State Department spokeswoman Jen Psaki denied that human rights representatives had been asked to convey a message to Snowden. “At no point did . . . any official from the U.S. government ask anyone to convey a message to Mr. Snowden,” she said.
The State Department expressed “disappointment” that Russia allowed human rights activists into the airport transit zone “despite the government’s declaration of Russia’s neutrality.”
“Our concern here is that he’s been provided with this opportunity to speak in a propaganda platform . . . that Russia has played a role in facilitating this, that others have helped elevate it,” Psaki said.
Snowden, she said, is “not a whistleblower. He’s not a human rights activist. He’s wanted on a series of serious criminal charges brought in the Eastern District of Virginia in the United States.”
In the statement he read from at the meeting, Snowden attacked the “historically disproportionate aggression” of the United States in trying to prevent his access to asylum in Venezuela, Bolivia or Nicaragua, according to a transcript provided by WikiLeaks, the anti-secrecy organization that is helping him.
“I believe,” he said, after talking about his revelations, “in the principle declared at Nuremberg in 1945: ‘Individuals have international duties which transcend the national obligations of obedience. Therefore individual citizens have the duty to violate domestic laws to prevent crimes against peace and humanity from occurring.’ ”
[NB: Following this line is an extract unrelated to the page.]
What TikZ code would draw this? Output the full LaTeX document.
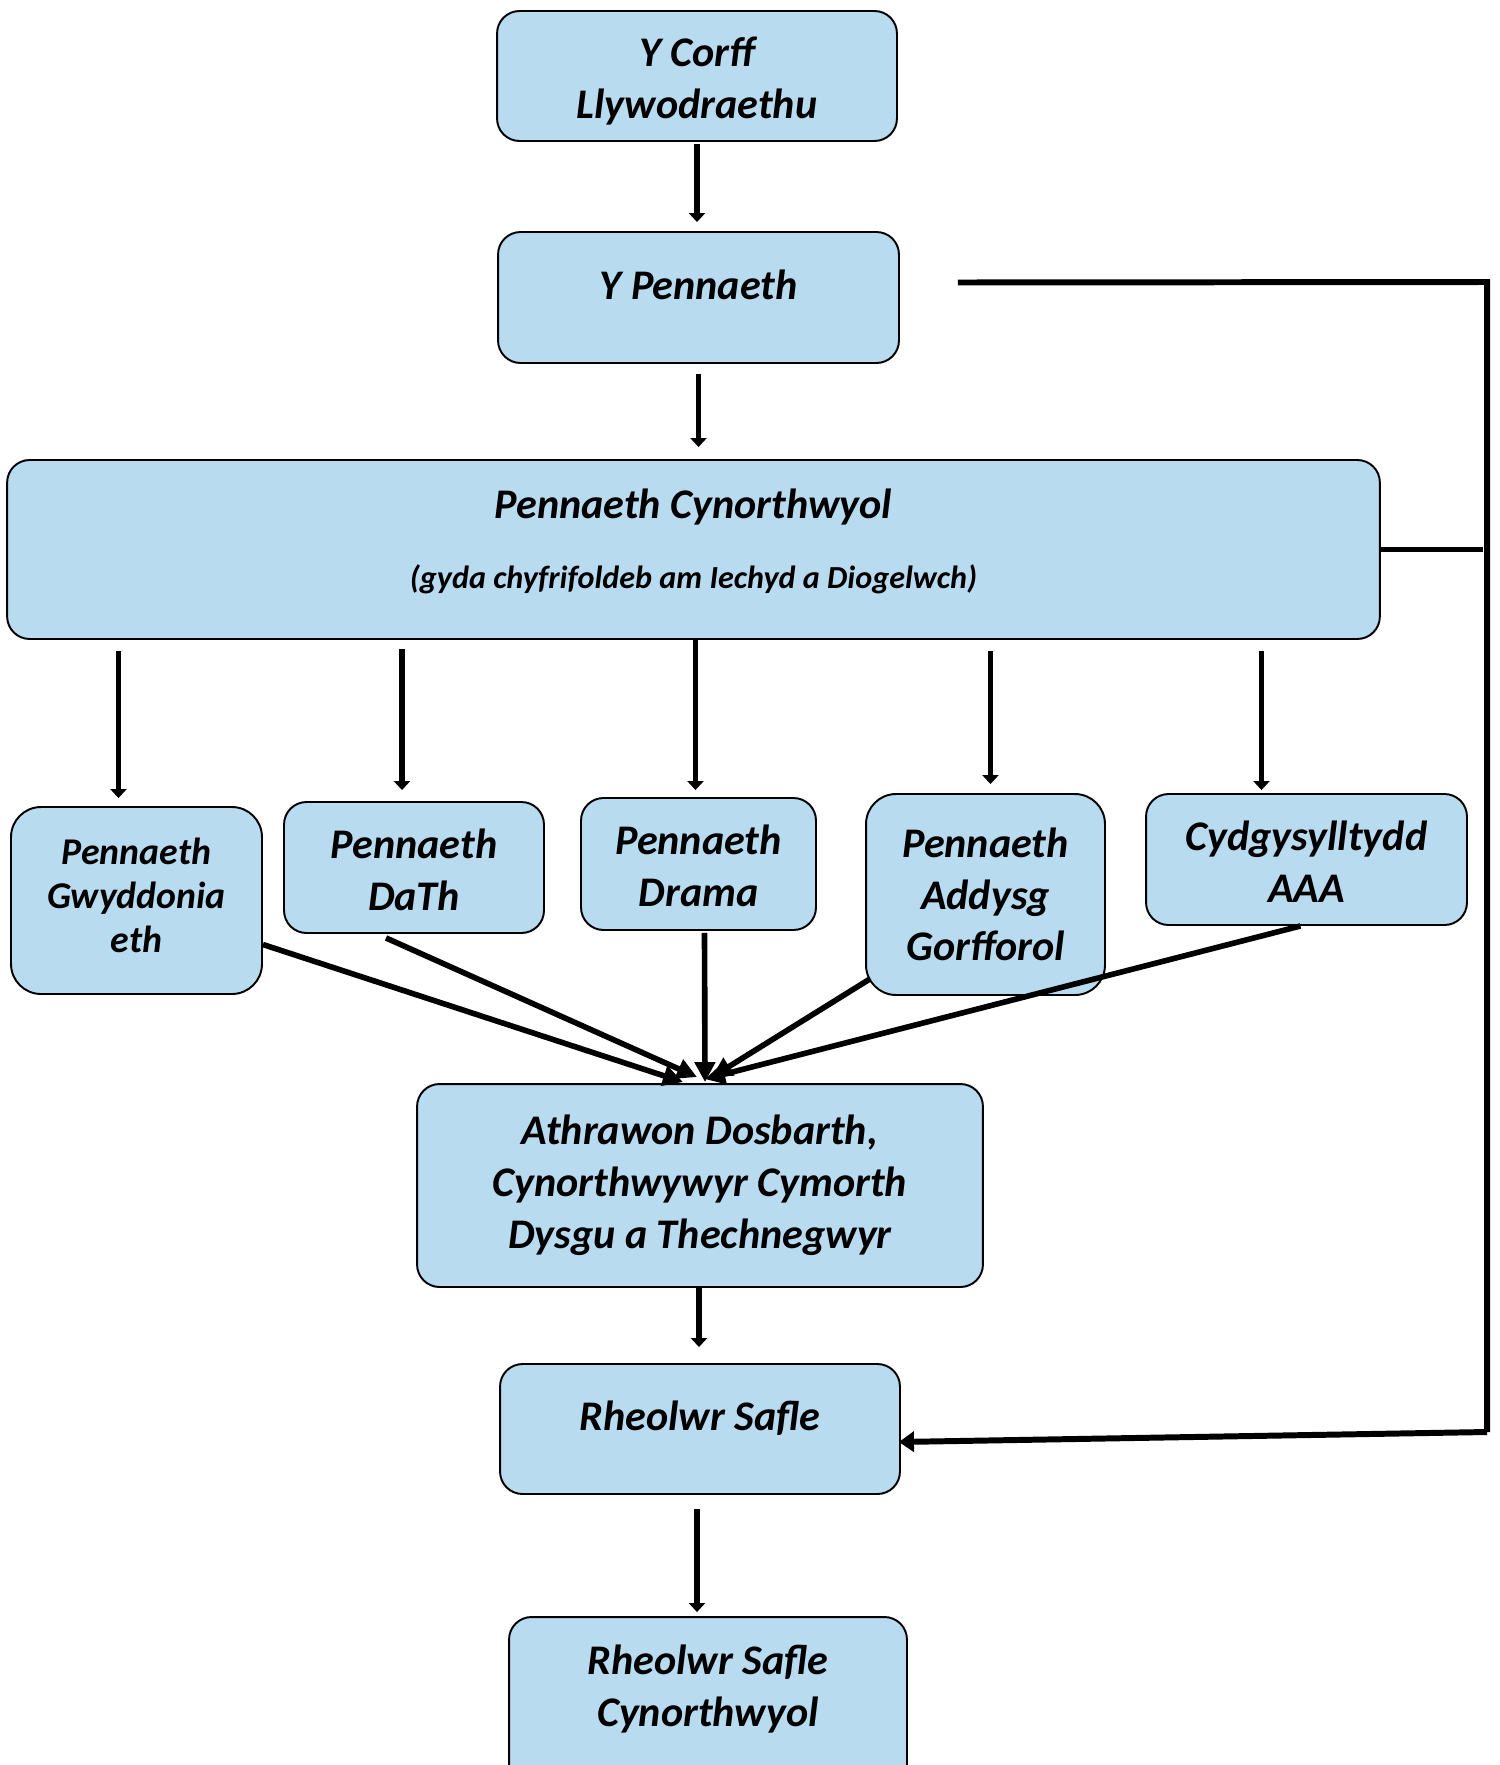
\documentclass[tikz,border=0pt]{standalone}
\usepackage{fontspec}
\setmainfont{Carlito}
\usetikzlibrary{arrows.meta,calc}
\definecolor{boxblue}{RGB}{185,219,240}

\begin{document}
\begin{tikzpicture}[x=0.02cm, y=-0.02cm,
        box/.style={draw, line width=1.1pt, fill=boxblue, rounded corners=0.45cm, align=center, inner sep=0pt,
            font=\bfseries\itshape\fontsize{24}{29.5}\selectfont},
        twoline/.style={text height=1.7cm, text depth=0cm},
        small/.style={font=\bfseries\itshape\fontsize{21.5}{25}\selectfont},
        arr/.style={line width=2.9pt, -{Triangle[length=0.18cm,width=0.32cm]}},
        feed/.style={line width=3.2pt, -{Triangle[length=0.4cm,width=0.4cm]}},
        link/.style={line width=3.4pt}]
    \useasboundingbox (0,0) rectangle (1500,1765);

    \node[box, twoline, minimum width=8cm, minimum height=2.6cm] (corff) at (697,76) {Y Corff\\Llywodraethu};
    \node[box, minimum width=8.02cm, minimum height=2.62cm, text depth=0.52cm] (pennaeth) at (698.5,297.5) {Y Pennaeth};
    \node[box, minimum width=27.46cm, minimum height=3.58cm, text depth=0.44cm] (cynorth) at (693.5,549.5)
        {Pennaeth Cynorthwyol\\[10pt]{\fontsize{18.3}{20}\selectfont(gyda chyfrifoldeb am Iechyd a Diogelwch)}};

    \node[box, small, rounded corners=0.6cm, minimum width=5.02cm, minimum height=3.74cm, text depth=0.22cm] (gwydd) at (136.5,900.5) {Pennaeth\\Gwyddonia\\eth};
    \node[box, twoline, minimum width=5.2cm, minimum height=2.62cm] (dath) at (414,867.5) {Pennaeth\\DaTh};
    \node[box, twoline, minimum width=4.7cm, minimum height=2.64cm] (drama) at (698.5,864) {Pennaeth\\Drama};
    \node[box, rounded corners=0.6cm, minimum width=4.78cm, minimum height=4.02cm] (addysg) at (985.5,894.5) {Pennaeth\\Addysg\\Gorfforol};
    \node[box, twoline, minimum width=6.42cm, minimum height=2.62cm] (aaa) at (1306.5,859.5) {Cydgysylltydd\\AAA};

    \node[box, minimum width=11.32cm, minimum height=4.06cm] (athrawon) at (700,1185.5)
        {Athrawon Dosbarth,\\Cynorthwywyr Cymorth\\Dysgu a Thechnegwyr};
    \node[box, minimum width=8cm, minimum height=2.6cm, text depth=0.52cm] (rheolwr) at (700,1429) {Rheolwr Safle};
    \node[box, minimum width=7.96cm, minimum height=3.6cm, text depth=0.84cm] (rheolwrc) at (708,1707) {Rheolwr Safle\\Cynorthwyol};

    \draw[arr] ($(corff.south)+(0,2)$) -- ($(corff.south |- pennaeth.north)+(0,-9)$);
    \draw[arr] ($(pennaeth.south)+(0,10)$) -- ($(pennaeth.south |- cynorth.north)+(0,-12)$);

    \draw[arr] ($(cynorth.south -| gwydd)+(-18,11)$) -- ($(gwydd.north)+(-18,-8)$);
    \draw[arr] ($(cynorth.south -| dath)+(-12,9)$) -- ($(dath.north)+(-12,-11)$);
    \draw[arr] ($(cynorth.south -| drama)+(-3,0)$) -- ($(drama.north)+(-3,-7)$);
    \draw[arr] ($(cynorth.south -| addysg)+(5,11)$) -- ($(addysg.north)+(5,-9)$);
    \draw[arr] ($(cynorth.south -| aaa)+(-45,11)$) -- ($(aaa.north)+(-45,-3)$);

    \draw[feed] ($(gwydd.east)+(0,44)$) -- ($(athrawon.north)+(-17,-1)$);
    \draw[feed] ($(dath.south)+(-28,4)$) -- ($(athrawon.north)+(-3,-6)$);
    \draw[feed] ($(drama.south)+(6,2)$) -- ($(athrawon.north)+(5,-1)$);
    \draw[feed] ($(addysg.west)+(4,85)$) -- ($(athrawon.north)+(12,-6)$);
    \draw[feed] ($(aaa.south)+(-6,0)$) -- ($(athrawon.north)+(5,-4)$);

    \draw[arr] ($(athrawon.south)+(-1,0)$) -- ($(athrawon.south |- rheolwr.north)+(-1,-16)$);
    \draw[arr] ($(rheolwr.south)+(-3,14)$) -- ($(rheolwr.south |- rheolwrc.north)+(-3,-4)$);

    \coordinate (topcorner) at (1487,282);
    \coordinate (botcorner) at (1487,1432);
    \draw[link] ($(pennaeth.east)+(58,-15)$) -- (topcorner) -- (botcorner);
    \draw[link] (cynorth.east) -- ($(cynorth.east -| topcorner)+(-4,0)$);
    \draw[link, -{Triangle[length=0.3cm,width=0.4cm]}] (botcorner) -- ($(rheolwr.east)+(-2,13)$);
\end{tikzpicture}
\end{document}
Snowden said he was formally accepting “all offers of support or asylum I have been extended and all others that may be offered in the future.” He cited, for example, Venezuela’s offer of asylum, but he said that “some governments” in Western Europe and North America were interfering with his “right to enjoy that asylum,” making it impossible for him to travel.
Several Latin American leaders have accused the United States of pressuring European countries to keep Snowden from reaching the region, including an incident in which Bolivian President Evo Morales’s plane was apparently prevented from crossing the airspace of some European nations on suspicion that Snowden was hiding aboard.
The scene at the airport
Snowden’s visitors gathered at 4:30 p.m. in the arrivals hall of the airport’s Terminal F, a dingy, aging relic of the Soviet era. They were mobbed by television camera crews, starved of a glimpse of Snowden for the past 19 days. Then airport officials led them on a long march past tourists just in from Thailand, right by a restaurant called Franklin’s Roll & Burger displaying a large American flag, up one escalator and down another, until they reached the gleaming Terminal E.
Down to the ground floor, into a back area nearly empty except for a woman placidly embroidering, then along a long blank pale green wall, to a door marked “Staff Only.” The airport had set up a meeting room that allowed the visitors not to cross passport control, from their side, or Snowden from his. A hot, jostling mob of journalists waited while the meeting took place. Then they pounced when the visitors re-emerged.